Setting up Translations

The workflow to create translation infrastructure for a package is now reasonably straightforward.

First, a .pot master translation file is created using the xgettext2pot from the tools package. The .pot file contains a few lines of metadata, consisting of name-value pairs.

"Project-Id-Version: R 3.3.1\n"
"Report-Msgid-Bugs-To: bugs.r-project.org\n"
"POT-Creation-Date: 2016-11-06 17:19\n"
...

After this, it contains message ID lines, along with blank message translation lines.

msgid "This is a message!"
msgstr ""

The second step is to read this file into R, using poio’s read_po function.  (The same function reads both .po and .pot files, automatically detecting which is which.)

pot <- read_po(pot_file)

The file created by x has some incorrect metadata values.  These can be fixed by calling fix_metadata.
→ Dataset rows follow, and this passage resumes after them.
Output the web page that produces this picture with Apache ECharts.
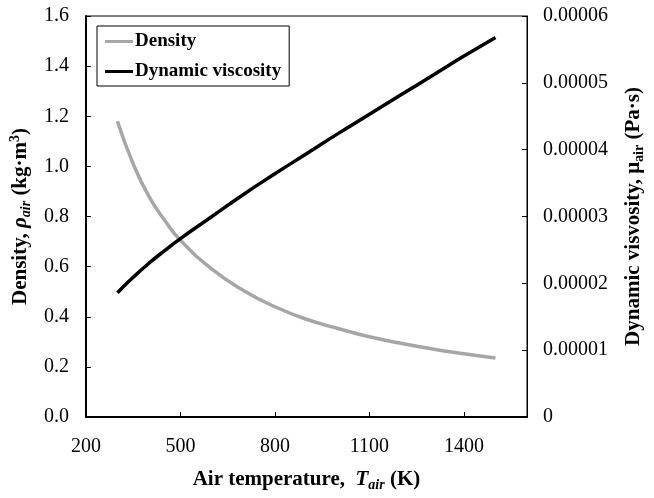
<!DOCTYPE html>
<html>
<head>
<meta charset="utf-8">
<script src="https://cdn.jsdelivr.net/npm/echarts@6/dist/echarts.min.js"></script>
<style>html,body{margin:0;padding:0;background:#fff;}#c{width:654px;height:498px;}</style>
</head>
<body>
<div id="c"></div>
<script>
var temperatures = [300, 350, 400, 450, 500, 600, 700, 800, 900, 1000, 1100, 1200, 1300, 1400, 1500];
var density = [1.18, 1.01, 0.88, 0.785, 0.705, 0.59, 0.505, 0.44, 0.39, 0.353, 0.32, 0.294, 0.271, 0.252, 0.235];
var viscosity = [0.0000186, 0.0000209, 0.0000230, 0.0000249, 0.0000267, 0.0000300, 0.0000333, 0.0000364, 0.0000394, 0.0000424, 0.0000453, 0.0000482, 0.0000511, 0.0000540, 0.0000568];
var xTicks = [200, 500, 800, 1100, 1400];

var F = '"Liberation Serif", "Times New Roman", serif';
var chart = echarts.init(document.getElementById('c'), null, {renderer: 'canvas'});
function pairs(ys) { return temperatures.map(function (t, i) { return [t, ys[i]]; }); }
var richBase = {
  b: {fontFamily: F, fontWeight: 'bold', fontSize: 21, color: '#000', lineHeight: 25},
  i: {fontFamily: F, fontWeight: 'bold', fontStyle: 'italic', fontSize: 21, color: '#000', lineHeight: 25},
  subi: {fontFamily: F, fontWeight: 'bold', fontStyle: 'italic', fontSize: 14, color: '#000', lineHeight: 17, verticalAlign: 'bottom'},
  sub: {fontFamily: F, fontWeight: 'bold', fontSize: 14, color: '#000', lineHeight: 17, verticalAlign: 'bottom'},
  sup: {fontFamily: F, fontWeight: 'bold', fontSize: 14, color: '#000', lineHeight: 17, verticalAlign: 'top'}
};
chart.setOption({
  animation: false,
  backgroundColor: '#fff',
  grid: {left: 85, right: 127, top: 16, bottom: 81, show: true, borderColor: '#000', borderWidth: 1, backgroundColor: 'transparent'},
  legend: {
    left: 97, top: 26, orient: 'vertical',
    borderColor: '#000', borderWidth: 1, borderRadius: 0,
    padding: [6, 8, 5, 8], itemGap: 11, itemWidth: 28, itemHeight: 3,
    textStyle: {fontFamily: F, fontWeight: 'bold', fontSize: 19, color: '#000', padding: [0, 0, 0, -3]},
    data: [{name: 'Density', icon: 'rect'}, {name: 'Dynamic viscosity', icon: 'rect'}]
  },
  xAxis: {
    type: 'value', min: 200, max: 1600, interval: 300,
    name: '{b|Air temperature,  }{i|T}{subi|air}{b| (K)}',
    nameLocation: 'middle', nameGap: 50,
    nameTextStyle: {rich: richBase},
    axisLine: {lineStyle: {color: '#000', width: 2}},
    axisTick: {inside: true, length: 5, lineStyle: {color: '#000', width: 1}},
    axisLabel: {showMaxLabel: false, fontFamily: F, fontSize: 20, color: '#000', margin: 20,
      formatter: function (v) { return xTicks.indexOf(v) >= 0 ? String(v) : ''; }},
    splitLine: {show: false}
  },
  yAxis: [{
    type: 'value', min: 0, max: 1.6, interval: 0.2, position: 'left',
    name: '{b|Density, }{i|ρ}{subi|air}{b| (kg·m}{sup|3}{b|)}',
    nameLocation: 'middle', nameRotate: 90, nameGap: 50,
    nameTextStyle: {rich: richBase},
    axisLine: {show: true, lineStyle: {color: '#000', width: 2}},
    axisTick: {show: true, inside: true, length: 5, lineStyle: {color: '#000', width: 1}},
    axisLabel: {fontFamily: F, fontSize: 20, color: '#000', margin: 17,
      formatter: function (v) { return v.toFixed(1); }},
    splitLine: {show: false}
  }, {
    type: 'value', min: 0, max: 0.00006, interval: 0.00001, position: 'right',
    name: '{b|Dynamic visvosity, }{b|μ}{sub|air}{b| (Pa·s)}',
    nameLocation: 'middle', nameRotate: 90, nameGap: 94,
    nameTextStyle: {rich: richBase},
    axisLine: {show: true, lineStyle: {color: '#000', width: 1}},
    axisTick: {show: true, inside: true, length: 5, lineStyle: {color: '#000', width: 1}},
    axisLabel: {fontFamily: F, fontSize: 20, color: '#000', margin: 16,
      formatter: function (v) { return v === 0 ? '0' : v.toFixed(5); }},
    splitLine: {show: false}
  }],
  series: [{
    name: 'Density', type: 'line', yAxisIndex: 0, data: pairs(density),
    smooth: true, symbol: 'none', lineStyle: {color: '#a6a6a6', width: 3.5}, itemStyle: {color: '#a6a6a6'}
  }, {
    name: 'Dynamic viscosity', type: 'line', yAxisIndex: 1, data: pairs(viscosity),
    smooth: true, symbol: 'none', lineStyle: {color: '#000', width: 3.5}, itemStyle: {color: '#000'}
  }]
});
</script>
</body>
</html>
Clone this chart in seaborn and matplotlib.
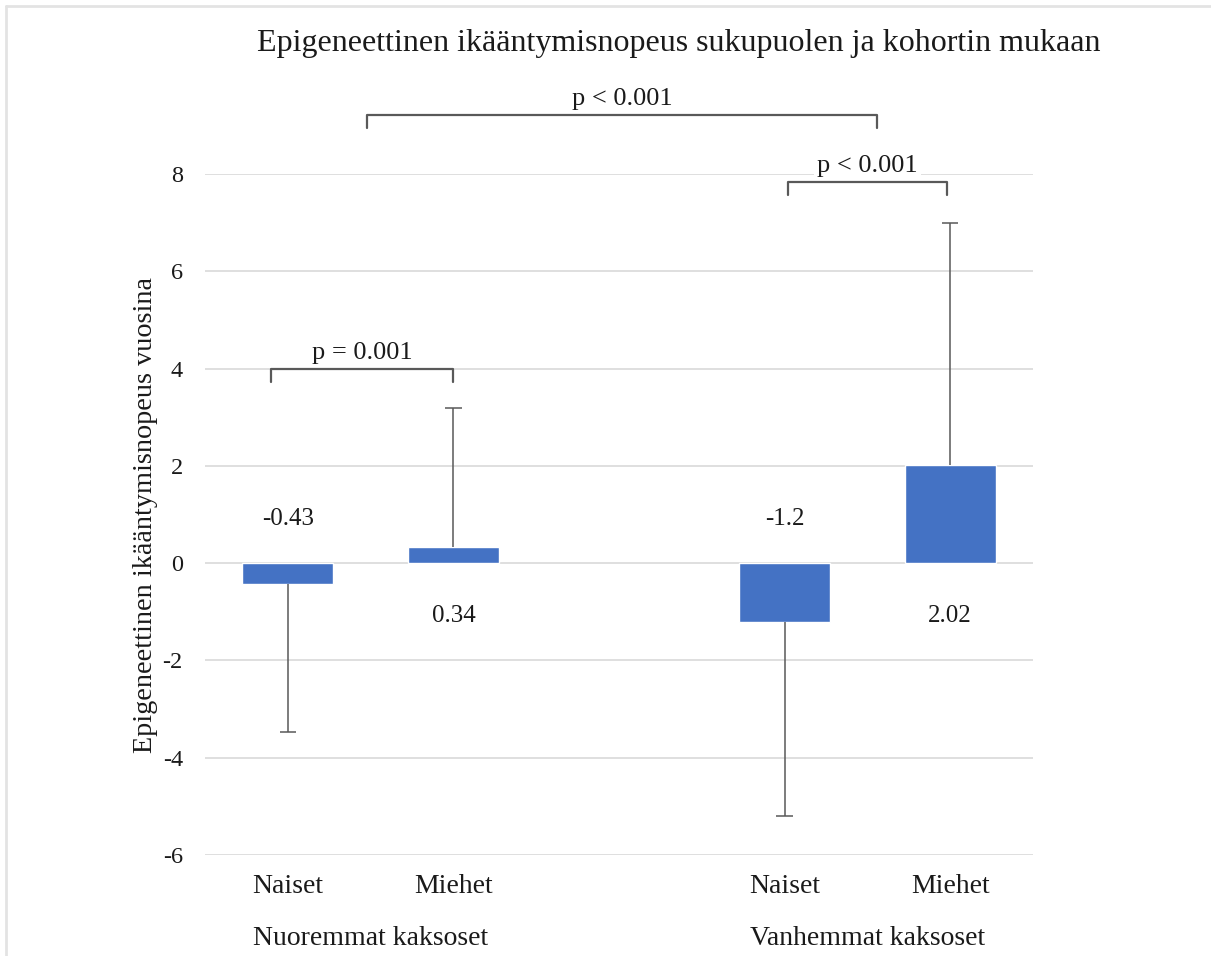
import matplotlib
matplotlib.use("Agg")
import matplotlib.pyplot as plt
from matplotlib.lines import Line2D
import seaborn as sns
import pandas as pd

# Data
cohorts = ["Nuoremmat kaksoset", "Vanhemmat kaksoset"]
sexes = ["Naiset", "Miehet"]
means = [-0.43, 0.34, -1.2, 2.02]          # mean epigenetic age acceleration (years)
sds = [3.05, 2.85, 4.0, 4.98]              # standard deviations
p_within = ["p = 0.001", "p < 0.001"]      # women vs men inside each cohort
p_between = "p < 0.001"                    # younger vs older cohort
y_ticks = [-6, -4, -2, 0, 2, 4, 6, 8]

keys = [f"{c}|{s}" for c in cohorts for s in sexes]
df = pd.DataFrame({"group": keys, "value": means})
order = keys[:2] + [" "] + keys[2:]        # empty slot separates the cohorts

sns.set_theme(style="white")
plt.rcParams["font.family"] = ["Liberation Serif", "DejaVu Serif"]
TXT = "#1a1a1a"
LINE = "#595959"

W, H = 1211, 956
fig = plt.figure(figsize=(W / 100, H / 100), dpi=100)
ax = fig.add_axes([205 / W, 1 - 855 / H, (1033 - 205) / W, (855 - 174) / H])

sns.barplot(data=df, x="group", y="value", order=order, color="#4472C4",
            saturation=1, width=0.55, errorbar=None, ax=ax, zorder=3)

ax.set_ylim(-6, 8)
ax.set_xlim(-0.5, 4.5)
ax.set_yticks(y_ticks)
ax.set_yticklabels([str(t) for t in y_ticks], fontsize=17.5, color=TXT)
ax.tick_params(axis="y", length=0, pad=16)
ax.tick_params(axis="x", length=0)
ax.set_xticks([])
ax.set_xlabel("")
ax.set_ylabel("")
ax.yaxis.grid(True, color="#d9d9d9", linewidth=1.2, zorder=0)
for sp in ax.spines.values():
    sp.set_visible(False)

# bar centres from the drawn patches
bars = [p for p in ax.patches if p.get_height() != 0]
xs = [p.get_x() + p.get_width() / 2 for p in bars]

# one-sided error bars pointing away from zero, plus value labels
for x, m, sd in zip(xs, means, sds):
    end = m - sd if m < 0 else m + sd
    ax.vlines(x, m, end, color=LINE, linewidth=1.1, zorder=4)
    ax.hlines(end, x - 0.05, x + 0.05, color=LINE, linewidth=1.1, zorder=4)
    off = 32 if m < 0 else -38
    ax.annotate(f"{m:g}", (x, 0), xytext=(0, off), textcoords="offset points",
                ha="center", va="center", fontsize=18, color=TXT)

# category labels under each bar and cohort labels under each pair
for x, k in zip(xs, keys):
    ax.text(x, -6.65, k.split("|")[1], ha="center", va="center",
            fontsize=20, color=TXT, clip_on=False)
for i, c in enumerate(cohorts):
    cx = (xs[2 * i] + xs[2 * i + 1]) / 2
    ax.annotate(c, (cx, -6), xytext=(0, -60), textcoords="offset points",
                ha="center", va="center", fontsize=20, color=TXT,
                annotation_clip=False)


def bracket(x0, x1, y, label, leg=0.27, white=False):
    ax.plot([x0, x0, x1, x1], [y - leg, y, y, y - leg], color=LINE,
            linewidth=1.6, clip_on=False, zorder=5)
    kw = dict(ha="center", va="bottom", fontsize=19, color=TXT,
              clip_on=False, zorder=6)
    if white:
        kw["bbox"] = dict(facecolor="white", edgecolor="none", pad=2)
    ax.text((x0 + x1) / 2, y + 0.1, label, **kw)


bracket(xs[0] - 0.1, xs[1], 4.0, p_within[0])
bracket(xs[2] + 0.02, xs[3] - 0.02, 7.83, p_within[1], white=True)
bracket(xs[0] + 0.48, xs[2] + 0.56, 9.21, p_between)

fig.text(145 / W, 1 - 515 / H, "Epigeneettinen ikääntymisnopeus vuosina",
         rotation=90, ha="center", va="center", fontsize=20.3, color=TXT)
fig.text(679 / W, 1 - 43 / H,
         "Epigeneettinen ikääntymisnopeus sukupuolen ja kohortin mukaan",
         ha="center", va="center", fontsize=23, color=TXT)

# light outer frame along the top and left edge
fig.add_artist(Line2D([6 / W, 6 / W], [0, 1 - 6 / H], color="#e3e3e3",
                      linewidth=2, transform=fig.transFigure))
fig.add_artist(Line2D([6 / W, 1], [1 - 6 / H, 1 - 6 / H], color="#e3e3e3",
                      linewidth=2, transform=fig.transFigure))

fig.savefig("out.png", dpi=100, facecolor="white")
pot_fixed <- fix_metadata(pot)

Next, you need to choose some languages to translate your messages into.  You need to specify the languages as a two- or three-letter ISO 639 code.  These include “fr” for French, “zn” for Chinese, and country-specific variations like “pt_BR” for Brazilian Portuguese.  The language_codes dataset shows all the available language and country codes.

For each language, you must generate a language-specific po object from the master translation, using generate_po_from_pot, then write it to a .po file using write_po.

for(lang in c("de", "fr_BE"))
{
po <- generate_po_from_pot(pot, lang)
write_po(po)
}

That’s it! You are now ready to translate.

Next Steps

The msgtools package is currently under development, and has higher level tools for managing and updating translations, and integrating translations into packages.  The immediate next step is to integrate poio with msgtools and release the latter package to CRAN.

Beyond this, the RL10N project has a plan to tackle the second problem: finding translators.  This will involve integrating automated translation functionality from Google Translate and Microsoft Translator into msgtools, as well as providing assistance with getting human translators.